11.09.2009 - 15.11.2009
Was bedeutet es heute im Bereich der Kultur unter stabilen Verhältnissen zu arbeiten? Kultur scheint seit jeher ein Garant für einen gesellschaftlichen Mehrwert zu sein. Wie steht es also um die Kultur und im Besonderen um die zeitgenössische Kunst in Zeiten, die in sehr kurzfristigen Spannen agieren und denken, in Zeiten, in denen es um Geschwindigkeit, Flexibilität und Anpassungsfähigkeit geht? Bestimmt der Wandel der Gesellschaftsordnung die Paradigma der Kunst, oder hat sich die Kunst die Paradigma der Flüchtigkeit schon längst selbst verinnerlicht?
Vor diesem gedanklichen Hintergrund bewegt sich die internationale Gruppenausstellung „Flüchtige Zeiten".
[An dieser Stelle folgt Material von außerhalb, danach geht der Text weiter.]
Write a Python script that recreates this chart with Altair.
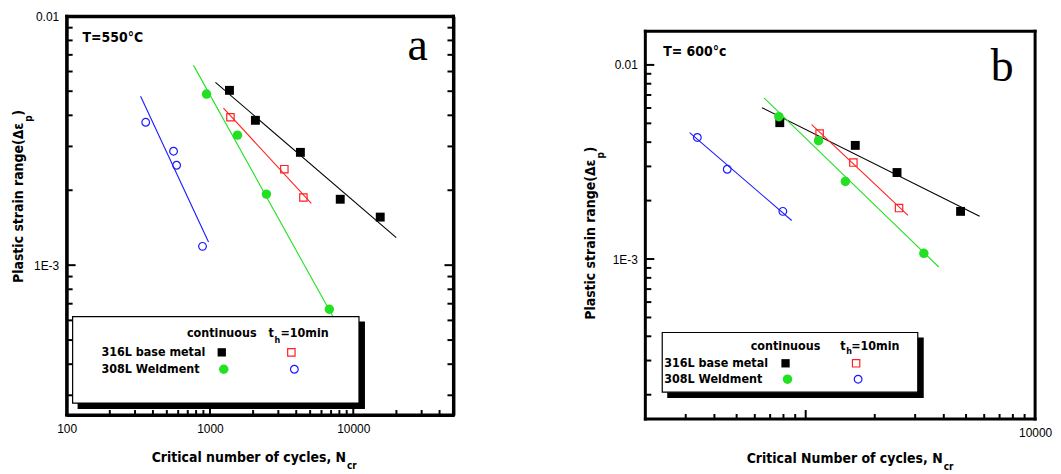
import altair as alt
import pandas as pd

BOLD = "Liberation Sans Narrow, Arial Narrow, DejaVu Sans Condensed, Liberation Sans, Arial, sans-serif"
REG = "Liberation Sans, Arial, sans-serif"
SERIF = "Liberation Serif, Times New Roman, serif"

BLACK = "#000000"
RED = "#ff2020"
GREEN = "#22e022"
BLUE = "#1a1aff"

# ---------------- Panel a : T = 550 C ----------------
a_base_cont_N = [1368, 2075, 4276, 8110, 15420]
a_base_cont_e = [5.04e-3, 3.82e-3, 2.84e-3, 1.84e-3, 1.56e-3]
a_base_hold_N = [1390, 3304, 4487]
a_base_hold_e = [3.93e-3, 2.43e-3, 1.87e-3]
a_weld_cont_N = [946, 1556, 2477, 6806]
a_weld_cont_e = [4.87e-3, 3.33e-3, 1.93e-3, 6.65e-4]
a_weld_hold_N = [356, 557, 585, 887]
a_weld_hold_e = [3.75e-3, 2.87e-3, 2.52e-3, 1.19e-3]

a_fit_base_cont_N = [1092, 19950]
a_fit_base_cont_e = [5.43e-3, 1.29e-3]
a_fit_base_hold_N = [1242, 5093]
a_fit_base_hold_e = [4.28e-3, 1.77e-3]
a_fit_weld_cont_N = [768, 7500]
a_fit_weld_cont_e = [6.35e-3, 5.96e-4]
a_fit_weld_hold_N = [328, 977]
a_fit_weld_hold_e = [4.77e-3, 1.24e-3]

a_x_domain = [100, 50000]
a_y_domain = [2.5e-4, 1e-2]
a_x_labels = [100, 1000, 10000]
a_y_labels = [1e-3, 1e-2]
a_x_major = [1000, 10000]
a_x_minor = [200, 300, 400, 500, 600, 700, 800, 900,
             2000, 3000, 4000, 5000, 6000, 7000, 8000, 9000,
             20000, 30000, 40000]
a_y_major = [1e-3, 1e-2]
a_y_minor = [3e-4, 4e-4, 5e-4, 6e-4, 7e-4, 8e-4, 9e-4,
             2e-3, 3e-3, 4e-3, 5e-3, 6e-3, 7e-3, 8e-3, 9e-3]

# ---------------- Panel b : T = 600 C ----------------
b_base_cont_N = [771, 1645, 2501, 4733]
b_base_cont_e = [5.04e-3, 3.85e-3, 2.79e-3, 1.76e-3]
b_base_hold_N = [1150, 1614, 2552]
b_base_hold_e = [4.43e-3, 3.14e-3, 1.83e-3]
b_weld_cont_N = [764, 1138, 1489, 3274]
b_weld_cont_e = [5.41e-3, 4.07e-3, 2.51e-3, 1.07e-3]
b_weld_hold_N = [337, 455, 795]
b_weld_hold_e = [4.23e-3, 2.90e-3, 1.76e-3]

b_fit_base_cont_N = [645, 5729]
b_fit_base_cont_e = [6.02e-3, 1.66e-3]
b_fit_base_hold_N = [1062, 2793]
b_fit_base_hold_e = [4.92e-3, 1.68e-3]
b_fit_weld_cont_N = [658, 3802]
b_fit_weld_cont_e = [6.77e-3, 9.1e-4]
b_fit_weld_hold_N = [312, 869]
b_fit_weld_hold_e = [4.48e-3, 1.58e-3]

b_x_domain = [200, 10000]
b_y_domain = [1.5e-4, 0.0178]
b_x_labels = [10000]
b_y_labels = [1e-3, 1e-2]
b_x_major = [1000]
b_x_minor = [300, 400, 500, 600, 700, 800, 900,
             2000, 3000, 4000, 5000, 6000, 7000, 8000, 9000]
b_y_major = [1e-3, 1e-2]
b_y_minor = [2e-4, 3e-4, 4e-4, 5e-4, 6e-4, 7e-4, 8e-4, 9e-4,
             2e-3, 3e-3, 4e-3, 5e-3, 6e-3, 7e-3, 8e-3, 9e-3]

legend_head_cont = "continuous"
legend_rows = ["316L base metal", "308L Weldment"]

WA, HA = 389, 401
WB, HB = 392, 405
GAP = 193


def one():
    return pd.DataFrame({"k": [0]})


def txt(x, y, s, size=14, font=BOLD, weight="bold", align="left", angle=0, baseline="middle"):
    kw = dict(text=s, font=font, fontSize=size, fontWeight=weight, align=align,
              baseline=baseline, color="black")
    if angle:
        kw["angle"] = angle
    return alt.Chart(one()).mark_text(**kw).encode(x=alt.value(x), y=alt.value(y))


def bar(x0, x1, y0, y1):
    return alt.Chart(one()).mark_rect(color="black", opacity=1).encode(
        x=alt.value(x0), x2=alt.value(x1), y=alt.value(y0), y2=alt.value(y1))


def frame(x0, y0, x1, y1, w=3.0):
    h = w / 2
    return [bar(x0 - h, x1 + h, y0 - h, y0 + h),
            bar(x0 - h, x1 + h, y1 - h, y1 + h),
            bar(x0 - h, x0 + h, y0 - h, y1 + h),
            bar(x1 - h, x1 + h, y0 - h, y1 + h)]


def build(W, H, xdom, ydom, ftop, xlabels, ylabels, xmaj, xmin, ymaj, ymin,
          series, fits, right_ticks, texts, legend, axis_frame):
    xs = alt.Scale(type="log", domain=xdom, nice=False)
    ys = alt.Scale(type="log", domain=ydom, nice=False)
    dom = dict(domain=axis_frame, domainColor="black", domainWidth=3) if axis_frame else dict(domain=False)
    xaxis = alt.Axis(values=xlabels, format="d", ticks=False, tickSize=0, grid=False,
                     labelFont=REG, labelFontSize=12, labelColor="black", labelPadding=9,
                     labelFlush=False, labelOverlap=False, title="", **dom)
    yaxis = alt.Axis(values=ylabels, labelExpr="datum.value > 0.005 ? '0.01' : '1E-3'",
                     ticks=False, tickSize=0, grid=False,
                     labelFont=REG, labelFontSize=12, labelColor="black", labelPadding=8,
                     labelFlush=False, labelOverlap=False, title="", **dom)

    def X(f, ax=True):
        if axis_frame and not ax:
            return alt.X(f, type="quantitative", scale=xs, axis=None)
        return alt.X(f, type="quantitative", scale=xs, axis=xaxis)

    def Y(f, ax=True):
        if axis_frame and not ax:
            return alt.Y(f, type="quantitative", scale=ys, axis=None)
        return alt.Y(f, type="quantitative", scale=ys, axis=yaxis)

    layers = []
    # fitted lines
    for (N, e, col) in fits:
        d = pd.DataFrame({"N": N, "eps": e})
        layers.append(alt.Chart(d).mark_line(color=col, strokeWidth=1.1).encode(
            x=X("N", False), y=Y("eps", False)))
    # data points
    for (N, e, col, shape, filled) in series:
        d = pd.DataFrame({"N": N, "eps": e})
        if filled:
            m = alt.Chart(d).mark_point(shape=shape, filled=True, color=col, opacity=1,
                                        size=80 if shape == "square" else 90)
        else:
            m = alt.Chart(d).mark_point(shape=shape, filled=False, color=col, opacity=1,
                                        strokeWidth=1.2, size=55 if shape == "square" else 60)
        layers.append(m.encode(x=X("N", False), y=Y("eps", False)))

    # legend box
    (lx0, ly0, lx1, ly1, items) = legend
    layers.append(alt.Chart(one()).mark_rect(color="black").encode(
        x=alt.value(lx0 + 5), x2=alt.value(lx1 + 6), y=alt.value(ly0 + 5), y2=alt.value(ly1 + 6)))
    layers.append(alt.Chart(one()).mark_rect(fill="white", stroke="black", strokeWidth=1.2).encode(
        x=alt.value(lx0), x2=alt.value(lx1), y=alt.value(ly0), y2=alt.value(ly1)))
    for it in items:
        if it[0] == "text":
            _, x, y, s, size, align = it
            layers.append(txt(x, y, s, size=size, align=align))
        else:
            _, x, y, col, shape, filled = it
            if filled:
                m = alt.Chart(one()).mark_point(shape=shape, filled=True, color=col, opacity=1,
                                                size=70 if shape == "square" else 90)
            else:
                m = alt.Chart(one()).mark_point(shape=shape, filled=False, color=col, opacity=1,
                                                strokeWidth=1.2, size=55 if shape == "square" else 60)
            layers.append(m.encode(x=alt.value(x), y=alt.value(y)))

    # frame as filled strips
    layers.extend(frame(0, ftop, W, H))

    # tick marks (inward); the minor-tick layers carry the labelled axes
    tk = pd.DataFrame({"v": xmin})
    layers.append(alt.Chart(tk).mark_rule(color="black", strokeWidth=2).encode(
        x=X("v", True), y=alt.value(H), y2=alt.value(H - 5)))
    tk = pd.DataFrame({"v": xmaj})
    layers.append(alt.Chart(tk).mark_rule(color="black", strokeWidth=2).encode(
        x=X("v", False), y=alt.value(H), y2=alt.value(H - 9)))
    tk = pd.DataFrame({"v": ymin})
    layers.append(alt.Chart(tk).mark_rule(color="black", strokeWidth=2).encode(
        y=Y("v", True), x=alt.value(0), x2=alt.value(6)))
    tk = pd.DataFrame({"v": ymaj})
    layers.append(alt.Chart(tk).mark_rule(color="black", strokeWidth=2).encode(
        y=Y("v", False), x=alt.value(0), x2=alt.value(9)))
    if right_ticks:
        tk = pd.DataFrame({"v": ymin})
        layers.append(alt.Chart(tk).mark_rule(color="black", strokeWidth=2).encode(
            y=Y("v", False), x=alt.value(W), x2=alt.value(W - 6)))
        tk = pd.DataFrame({"v": ymaj})
        layers.append(alt.Chart(tk).mark_rule(color="black", strokeWidth=2).encode(
            y=Y("v", False), x=alt.value(W), x2=alt.value(W - 9)))

    if axis_frame:
        # an invisible layer whose top and right axes draw the two remaining frame sides
        edge = pd.DataFrame({"ex": [xdom[0]], "ey": [ydom[0]]})
        top_ax = alt.Axis(orient="top", labels=False, ticks=False, grid=False, title="",
                          domain=True, domainColor="black", domainWidth=3)
        right_ax = alt.Axis(orient="right", labels=False, ticks=False, grid=False, title="",
                            domain=True, domainColor="black", domainWidth=3)
        layers.append(alt.Chart(edge).mark_point(opacity=0, size=1).encode(
            x=alt.X("ex", type="quantitative", scale=xs, axis=top_ax),
            y=alt.Y("ey", type="quantitative", scale=ys, axis=right_ax)))

    # texts
    for t in texts:
        layers.append(t)

    ch = alt.layer(*layers).properties(width=W, height=H)
    if axis_frame:
        ch = ch.resolve_axis(x="independent", y="independent")
    return ch


# ---------------- panel a ----------------
a_points = [
    (a_base_cont_N, a_base_cont_e, BLACK, "square", True),
    (a_base_hold_N, a_base_hold_e, RED, "square", False),
    (a_weld_cont_N, a_weld_cont_e, GREEN, "circle", True),
    (a_weld_hold_N, a_weld_hold_e, BLUE, "circle", False),
]
a_fits = [
    (a_fit_base_cont_N, a_fit_base_cont_e, BLACK),
    (a_fit_base_hold_N, a_fit_base_hold_e, RED),
    (a_fit_weld_cont_N, a_fit_weld_cont_e, GREEN),
    (a_fit_weld_hold_N, a_fit_weld_hold_e, BLUE),
]
a_texts = [
    txt(16, 22, "T=550°C", size=14),
    txt(353, 44, "a", size=46, font=SERIF, weight="normal", align="center", baseline="alphabetic"),
    txt(-48, 107, "Plastic strain range(Δε", size=14, align="right", angle=270),
    txt(-38, 106, "p", size=10, align="left", angle=270),
    txt(-48, 100, ")", size=14, align="left", angle=270),
    txt(281, 444, "Critical number of cycles, N", size=14, align="right"),
    txt(282, 452, "cr", size=10, align="left"),
]
a_legend = (6, 302, 294, 389, [
    ("text", 156, 319, legend_head_cont, 12.5, "center"),
    ("text", 203, 319, "t", 12.5, "left"),
    ("text", 209, 326, "h", 9, "left"),
    ("text", 215, 319, "=10min", 12.5, "left"),
    ("text", 35, 338, legend_rows[0], 12.5, "left"),
    ("text", 35, 355, legend_rows[1], 12.5, "left"),
    ("pt", 156, 338, BLACK, "square", True),
    ("pt", 226, 338, RED, "square", False),
    ("pt", 158, 355, GREEN, "circle", True),
    ("pt", 229, 355, BLUE, "circle", False),
])
pa = build(WA, HA, a_x_domain, a_y_domain, 0, a_x_labels, a_y_labels,
           a_x_major, a_x_minor, a_y_major, a_y_minor, a_points, a_fits, True, a_texts, a_legend,
           True)

# ---------------- panel b ----------------
b_points = [
    (b_base_cont_N, b_base_cont_e, BLACK, "square", True),
    (b_base_hold_N, b_base_hold_e, RED, "square", False),
    (b_weld_cont_N, b_weld_cont_e, GREEN, "circle", True),
    (b_weld_hold_N, b_weld_hold_e, BLUE, "circle", False),
]
b_fits = [
    (b_fit_base_cont_N, b_fit_base_cont_e, BLACK),
    (b_fit_base_hold_N, b_fit_base_hold_e, RED),
    (b_fit_weld_cont_N, b_fit_weld_cont_e, GREEN),
    (b_fit_weld_hold_N, b_fit_weld_hold_e, BLUE),
]
b_texts = [
    txt(18, 36, "T= 600°c", size=14),
    txt(359, 65, "b", size=46, font=SERIF, weight="normal", align="center", baseline="alphabetic"),
    txt(-55, 144, "Plastic strain range(Δε", size=14, align="right", angle=270),
    txt(-45, 143, "p", size=10, align="left", angle=270),
    txt(-55, 137, ")", size=14, align="left", angle=270),
    txt(299, 445, "Critical Number of cycles, N", size=14, align="right"),
    txt(300, 453, "cr", size=10, align="left"),
]
b_legend = (17, 318, 274, 378, [
    ("text", 141, 332, legend_head_cont, 12.5, "center"),
    ("text", 196, 332, "t", 12.5, "left"),
    ("text", 202, 337, "h", 9, "left"),
    ("text", 207, 332, "=10min", 12.5, "left"),
    ("text", 19, 349, legend_rows[0], 12.5, "left"),
    ("text", 19, 365, legend_rows[1], 12.5, "left"),
    ("pt", 141, 349, BLACK, "square", True),
    ("pt", 212, 349, RED, "square", False),
    ("pt", 143, 365, GREEN, "circle", True),
    ("pt", 214, 365, BLUE, "circle", False),
])
pb = build(WB, HB, b_x_domain, b_y_domain, 15, b_x_labels, b_y_labels,
           b_x_major, b_x_minor, b_y_major, b_y_minor, b_points, b_fits, False, b_texts, b_legend,
           False)

chart = alt.hconcat(pa, pb, spacing=GAP, bounds="flush").properties(
    padding={"left": 3, "top": 0, "right": 0, "bottom": 0},
    background="white",
).configure_view(stroke="transparent")

chart.save("out.html", embed_options={"renderer": "svg", "actions": False})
Die Bausubstanz des 1972 fertig gestellten Landes-museums – in dem der Westfälische Kunstverein damals seinen eigenen Ausstellungsraum bezog – wurde aus politischer Perspektive kürzlich für überholt bewertet und die Umsetzung eines Neubaus entschieden. Bis zum Wiedereinzug in das neue Gebäude wird der Kunstverein für mindestens vier Jahre ohne festen Ausstellungsraum auskommen müssen. Aus dieser „Krise" entstand die bewusste Entscheidung, das Ausstellungsprogramm auch ohne festen Raum kontinuierlich weiterzuführen. Ausgehend von der Behauptung, dass sich die Substanz der in den 1970er Jahren eingeschlagenen Programmrichtung nicht überholt hat, sonder vielmehr Anlass zur reflektierten Auseinandersetzung mit den heutigen Strukturen gibt, wird die Frage gestellt, welches Potenzial zukünftig aus den nomadischen Verhältnissen für das Programm geschöpft werden kann.
Die ausgewählten Künstlerinnen werden im Rahmen der Ausstellung „Flüchtige Zeiten" das Thema der Flexibilität, sowie die Frage nach der Beliebigkeit und der Notwendigkeit für Nachhaltigkeit von Kultur auf vielfältige Weise umsetzen. Aus unterschiedlichen kulturellen Kontexten kommend, werden sie das Thema weit über die lokalen Aspekte hinaus zur Sprache bringen. Der Titel des Projektes – Flüchtige Zeiten – bezieht sich auf das gleichnamige Buch des Soziologen und Philosophen Zygmunt Bauman (*1925). Er beschreibt darin das düstere Szenario einer unverantwortlichen Weltgesellschaft verunsicherter und entmündigter Bürger. Das Buch gibt trotz seiner negativen Tendenz zahlreiche Denkanstöße, die aktuelle Gesellschafts- und Wirtschaftsordnung kritisch zu betrachten. Denn häufig manifestieren sich in scheinbar flüchtigen Zusammenhängen Machtstrukturen auf eklatante Weise. Dass Flüchtigkeit ein Paradigma unserer Zeit ist, an dem kritische Kulturarbeit scheitert, gleichzeitig daraus aber ebenso produktiv schöpft, zeigen die ausgewählten Arbeiten in der Ausstellung auf vielfältige Weise.
Parallel zur Ausstellung des Kunstvereins in den Räumen des ehemaligen Verwaltungsgebäudes an der Herwarthstraße wird ein Teil des Ausstellungsprojektes „over and out“ der AZKM (Gastkurator: Christoph Platz) zu sehen sein.